Billboard Decade-End is a series of music charts reflecting the most popular artists, albums, and songs in the United States throughout a decade. Billboard first published a decade-end ranking in the 1980s, based on the magazine reader's votes, with Madonna becoming the Pop Artist of the Decade. In December 1999, Billboard published decade-end lists based on statistical performances on weekly Billboard charts, with Mariah Carey being dubbed the Pop Artist of Decade. Other artists receiving the honor in the following decades are Eminem (2000s) and Drake (2010s).

1980s
In December 1989, Billboard published their very first lists of most popular artists, albums, and songs of the decade in various genres. The magazine readers submitted their votes through the December 23, 1989 edition of the magazine. A trophy was given to the winner of each categories. At the 55th anniversary of the Billboard Hot 100 in 2013, Billboard retrospectively named Madonna the Artist of the 1980s based on the chart performance during the decade.

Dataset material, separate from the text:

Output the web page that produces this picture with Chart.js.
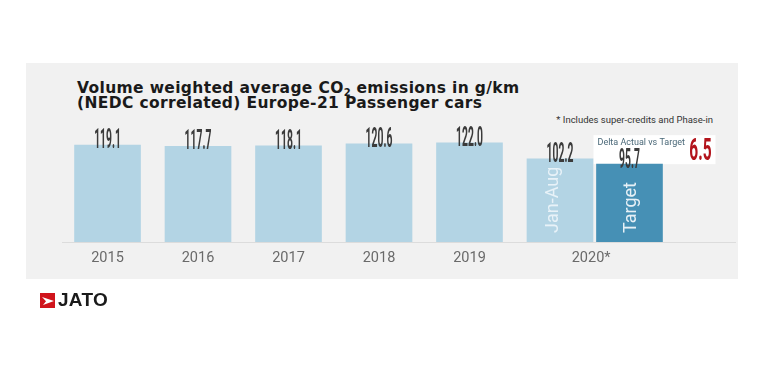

In 2019, Billboard also named "Physical" by Olivia Newton-John as the Top Song of the 1980s based on an inverse point system on the Hot 100 chart.

1990s
Mariah Carey accepted the trophy during the ceremony of the 1999 Billboard Music Awards held on December 8, 1999. In 2013, Billboard retrospectively named Carey the Hot 100 Artist of the 1990s based on the chart performance of her singles throughout the decade. "One Sweet Day", a duet by Mariah Carey and Boyz II Men, was named the Pop Single of the 1990s in the original issue. However, Billboard later published another two lists of top songs of the 1990s using different calculation, with "How Do I Live" by LeAnn Rimes topping the 2014 version and "Smooth" by Santana featuring Rob Thomas topping the 2019 version.

2000s
Eminem never accepted the trophy of the Artist of the Decade from the Billboard Music Awards due to the absence of the ceremony between 2007 and 2010.

2010s
Drake accepted the trophy during the ceremony of the 2021 Billboard Music Awards held on May 23, 2021.